When Julia Trent’s (Lee Purcell) parents are killed in an accident, she comes to live with her aunt Leslie Bryant (Carol Lawrence) and Uncle Tom (Jeremy Slate). At first, their daughter Rachel (Linda Blair) accepts Julia as a new friend while her older brother Peter (Jeff East) lusts after Julia and her younger brother Bobby (James Jarnigan) doesn’t seem to notice. Basically, this is a film about an evil witch who brings about destruction for some inadequately explored reason. Julia realizes that there is something strange about Rachel while everyone is on Julia’s side.

The name Wes Craven is synonymous with horror, and in 1978 when this film was made it was then known as “Stranger in our House” and was a ‘movie-of-the-week’ for television and even tough it has two big names going for it— Blair and Craven, there are not many good things to say about it. . Rachel is welcomed into the family home, until strange events turn her against her.
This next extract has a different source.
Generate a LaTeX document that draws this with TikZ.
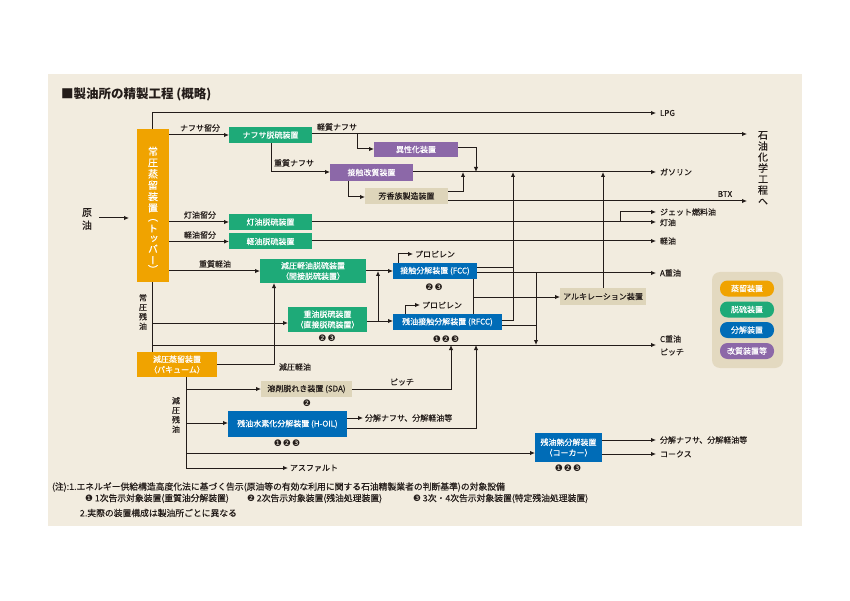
\documentclass[tikz,border=0pt]{standalone}
\usepackage{fontspec}
\setmainfont{Noto Sans CJK JP}[UprightFeatures={FakeBold=0.35}]
\newfontfamily\jpv{Noto Sans CJK JP}[RawFeature=+vert, FakeBold=0.35]
\newfontfamily\djv{DejaVu Sans}
\usetikzlibrary{arrows.meta,calc}
\definecolor{bgpanel}{RGB}{242,236,223}
\definecolor{ink}{RGB}{35,28,25}
\definecolor{cOrange}{RGB}{240,163,0}
\definecolor{cGreen}{RGB}{30,170,120}
\definecolor{cBlue}{RGB}{0,108,183}
\definecolor{cPurple}{RGB}{140,104,168}
\definecolor{cTan}{RGB}{222,213,186}
\definecolor{cLegend}{RGB}{227,217,192}
\begin{document}
\begin{tikzpicture}[x=1pt,y=-1pt,
  every node/.style={inner sep=0pt, outer sep=0pt, text=ink},
  ln/.style={draw=ink, line width=1pt},
  arr/.style={ln, -{Latex[length=5pt,width=4.5pt]}},
  unit/.style={inner sep=0pt, align=center, font=\fontsize{8}{10.5}\selectfont},
  og/.style={unit, fill=cOrange, text=white},
  gr/.style={unit, fill=cGreen, text=white},
  bl/.style={unit, fill=cBlue, text=white},
  pu/.style={unit, fill=cPurple, text=white},
  tn/.style={unit, fill=cTan, text=ink},
  lbl/.style={font=\fontsize{8}{9}\selectfont},
  prod/.style={lbl, anchor=west},
  vlbl/.style={align=center, font={\jpv\fontsize{8}{9.5}\selectfont}},
  badge/.style={font={\djv\fontsize{9}{9}\selectfont}},
  pill/.style={unit, minimum width=54, minimum height=16, rounded corners=7.5pt, text=white},
  note/.style={anchor=west, font=\fontsize{8.8}{9}\selectfont}
]
\useasboundingbox (0,0) rectangle (850,601);
\fill[white] (0,0) rectangle (850,601);
\fill[bgpanel] (48,74) rectangle (802,526);

\node[anchor=west, font=\bfseries\fontsize{12.5}{12.5}\selectfont] (title) at (61,94) {■製油所の精製工程 (概略)};

% ---------- units ----------
\node[og, minimum width=32, minimum height=153] (topper) at (153,205.5) {};
\node[align=center, text=white, font={\jpv\fontsize{10}{11.3}\selectfont}] (topperlbl) at (153,210)
  {常\\圧\\蒸\\留\\装\\置\\[-2pt]（\\ト\\[-1pt]ッ\\[-1pt]バ\\ー\\[-2pt]）};
\node[gr, minimum width=83, minimum height=16] (naph) at (270.5,135) {ナフサ脱硫装置};
\node[gr, minimum width=83, minimum height=16] (kero) at (270.5,222) {灯油脱硫装置};
\node[gr, minimum width=83, minimum height=16] (gasoil) at (270.5,241.5) {軽油脱硫装置};
\node[gr, minimum width=106, minimum height=24] (vgo) at (313,271) {減圧軽油脱硫装置\\（間接脱硫装置）};
\node[gr, minimum width=79, minimum height=25] (rhds) at (327.5,319.5) {重油脱硫装置\\（直接脱硫装置）};
\node[pu, minimum width=84, minimum height=15] (isom) at (416,149.5) {異性化装置};
\node[pu, minimum width=83, minimum height=17] (ref) at (371.5,172.5) {接触改質装置};
\node[tn, minimum width=83, minimum height=16] (arom) at (406.5,196) {芳香族製造装置};
\node[bl, minimum width=84, minimum height=16] (fcc) at (435,271) {接触分解装置 (FCC)};
\node[bl, minimum width=109, minimum height=16] (rfcc) at (447.5,322) {残油接触分解装置 (RFCC)};
\node[tn, minimum width=86, minimum height=17] (alky) at (603,296.5) {アルキレーション装置};
\node[og, minimum width=80, minimum height=25] (vac) at (177,364.5) {減圧蒸留装置\\（バキューム）};
\node[tn, minimum width=91, minimum height=16] (sda) at (306.5,389) {溶剤脱れき装置 (SDA)};
\node[bl, minimum width=119, minimum height=26] (hoil) at (287.5,424) {残油水素化分解装置 (H-OIL)};
\node[bl, minimum width=67, minimum height=29] (coker) at (568.5,447.5) {残油熱分解装置\\（コーカー）};

% badges
\node[badge] (b1) at (327,338) {❷\kern1pt❸};
\node[badge] (b2) at (434,287) {❷\kern1pt❸};
\node[badge] (b3) at (446,339) {❶\kern1pt❷\kern1pt❸};
\node[badge] (b4) at (307,403) {❷};
\node[badge] (b5) at (287,443) {❶\kern1pt❷\kern1pt❸};
\node[badge] (b6) at (568,468) {❶\kern1pt❷\kern1pt❸};

% ---------- end points ----------
\coordinate (pLPG) at (656,113);
\coordinate (pPC) at (747,134);
\coordinate (pGas) at (656,172);
\coordinate (pBTX) at (747,201);
\coordinate (pJet) at (656,212);
\coordinate (pKero) at (656,222);
\coordinate (pGasoil) at (656,241);
\coordinate (pA) at (656,273);
\coordinate (pC) at (656,345);
\coordinate (pCk1) at (656,440);
\coordinate (pCk2) at (656,454);
\coordinate (pAsph) at (288,468);
\coordinate (pHo) at (363,418);
\coordinate (pPro1) at (413,254);
\coordinate (pPro2) at (420,305);

% ---------- crude ----------
\node[align=center, font=\fontsize{10}{13}\selectfont] (crude) at (87,219) {原\\油};
\draw[arr] (99,218) -- ([xshift=-8pt]topper.west |- 0,218);

% ---------- topper outputs ----------
\draw[arr] (152,129) |- (pLPG);
\draw[arr] (topper.east |- 0,135) -- (naph.west);
\draw[arr] (naph.east |- 0,134) -- (pPC);
\draw[arr] (357,134) |- (isom.west |- 0,149);
\draw[arr] (isom.east |- 0,148) -| (476,172);
\draw[arr] (271,143) |- (ref.west |- 0,172);
\draw[arr] (ref.east |- 0,172) -- (pGas);
\draw[arr] (348,181) |- (arom.west |- 0,197);
\draw[arr] (arom.east |- 0,192) -| (463,172);
\draw[arr] (arom.east |- 0,201) -- (pBTX);

\draw[arr] (topper.east |- kero.west) -- (kero.west);
\draw[arr] (topper.east |- gasoil.west) -- (gasoil.west);
\draw[arr] (kero.east) -- (pKero);
\draw[arr] (620,222) |- (pJet);
\draw[arr] (gasoil.east |- pGasoil) -- (pGasoil);
\draw[arr] (topper.east |- vgo.west) -- (vgo.west);
\draw[arr] (vgo.east) -- (fcc.west);

% FCC / RFCC
\draw[arr] (398,263) |- (pPro1);
\draw[arr] (405,314) |- (pPro2);
\draw[arr] (rhds.east |- 0,321) -- (rfcc.west |- 0,321);
\draw[arr] (378,321) -- (378,271);
\draw[ln] (fcc.east |- 0,268) -- (513,268);
\draw[arr] (rfcc.east |- 0,320) -| (513,172);
\draw[arr] (fcc.east |- 0,273) -- (pA);
\draw[arr] (536,273) -- (536,345);
\draw[ln] (rfcc.east |- 0,325) -- (536,325);
\draw[ln] (473,279) -- (473,314);
\draw[arr] (473,297) -- (alky.west |- 0,297);
\draw[arr] (alky.north) -- (603,172);

% atmospheric residue
\draw[ln] (152,282) -- (152,352);
\draw[arr] (152,323) -- (rhds.west |- 0,323);
\draw[arr] (152,345) -- (pC);

% vacuum
\draw[arr] (vac.east |- 0,364) -| (274,283);
\draw[arr] (186,377) |- (pAsph);
\draw[arr] (186,389) -- (sda.west);
\draw[arr] (186,423) -- (hoil.west |- 0,423);
\draw[arr] (186,453) -- (coker.west |- 0,453);
\draw[arr] (sda.east) -| (451,345);
\draw[arr] (hoil.east |- 0,418) -- (pHo);
\draw[arr] (hoil.east |- 0,428) -| (476,345);
\draw[arr] (coker.east |- pCk1) -- (pCk1);
\draw[arr] (coker.east |- pCk2) -- (pCk2);

% ---------- labels ----------
\node[lbl] (l1) at (200,128) {ナフサ留分};
\node[lbl] (l2) at (337,127) {軽質ナフサ};
\node[lbl] (l3) at (294,163) {重質ナフサ};
\node[lbl] (l4) at (200,215) {灯油留分};
\node[lbl] (l5) at (200,235) {軽油留分};
\node[lbl] (l6) at (215,264) {重質軽油};
\node[vlbl] (l7) at (143,312) {常\\圧\\残\\油};
\node[lbl] (l8) at (295,367) {減圧軽油};
\node[vlbl] (l9) at (176,415) {減\\圧\\残\\油};
\node[lbl] (l10) at (402,382) {ピッチ};
\node[prod] (l11) at (415,254) {プロピレン};
\node[prod] (l12) at (422,305) {プロピレン};
\node[prod] (l13) at (365,418) {分解ナフサ、分解軽油等};
\node[prod] (l14) at (290,468) {アスファルト};

\node[prod] (o1) at (660,113) {LPG};
\node[prod] (o2) at (660,172) {ガソリン};
\node[lbl] (o3) at (725,194) {BTX};
\node[prod] (o4) at (660,212) {ジェット燃料油};
\node[prod] (o5) at (660,222.5) {灯油};
\node[prod] (o6) at (660,241) {軽油};
\node[prod] (o7) at (660,273) {A重油};
\node[prod] (o8) at (660,339) {C重油};
\node[prod] (o9) at (660,352) {ピッチ};
\node[prod] (o10) at (660,440) {分解ナフサ、分解軽油等};
\node[prod] (o11) at (660,454) {コークス};
\node[align=center, font={\jpv\fontsize{10}{11}\selectfont}] (pc) at (763,168) {石\\油\\化\\学\\工\\程\\へ};

% ---------- legend ----------
\fill[cLegend, rounded corners=8pt] (712,272) rectangle (783,368);
\node[pill, fill=cOrange] (k1) at (747,288.5) {蒸留装置};
\node[pill, fill=cGreen] (k2) at (747,309.5) {脱硫装置};
\node[pill, fill=cBlue] (k3) at (747,330) {分解装置};
\node[pill, fill=cPurple] (k4) at (747,351) {改質装置等};

% ---------- notes ----------
\node[note] (n1) at (52,487) {(注):1.エネルギー供給構造高度化法に基づく告示(原油等の有効な利用に関する石油精製業者の判断基準)の対象設備};
\node[note] (n2) at (85,498.5) {{\djv ❶} 1次告示対象装置(重質油分解装置)};
\node[note] (n3) at (247,498.5) {{\djv ❷} 2次告示対象装置(残油処理装置)};
\node[note] (n4) at (413,498.5) {{\djv ❸} 3次・4次告示対象装置(特定残油処理装置)};
\node[note] (n5) at (80,513) {2.実際の装置構成は製油所ごとに異なる};
\end{tikzpicture}
\end{document}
Strange things begin to happen; Rachel’s horse gets spooked, her skin breaks out in hideous pustules, her boyfriend Mike (Jeff McCracken) dumps her for Julia, there are burnt matches everywhere in Julia’s room and a strange object is hidden in her drawer. The old professor from across the street (Macdonald Carey) who specializes in the occult falls mysteriously ill, and everyone seems to prefer Julia to Rachel. What is really going on here? Is Rachel just going through all the petty jealousies and anxieties of an average teenager who feels displaced in her own family, or is her cousin in fact a powerful sorceress hell-bent on bewitching the family? The film’s opening shots of a car ‘accident’ with a superimposed image of Julia laughing maniacally are something of a giveaway and a spoiler at the same time.

It is possible that the whole film is an allegory of adolescent angst until the end.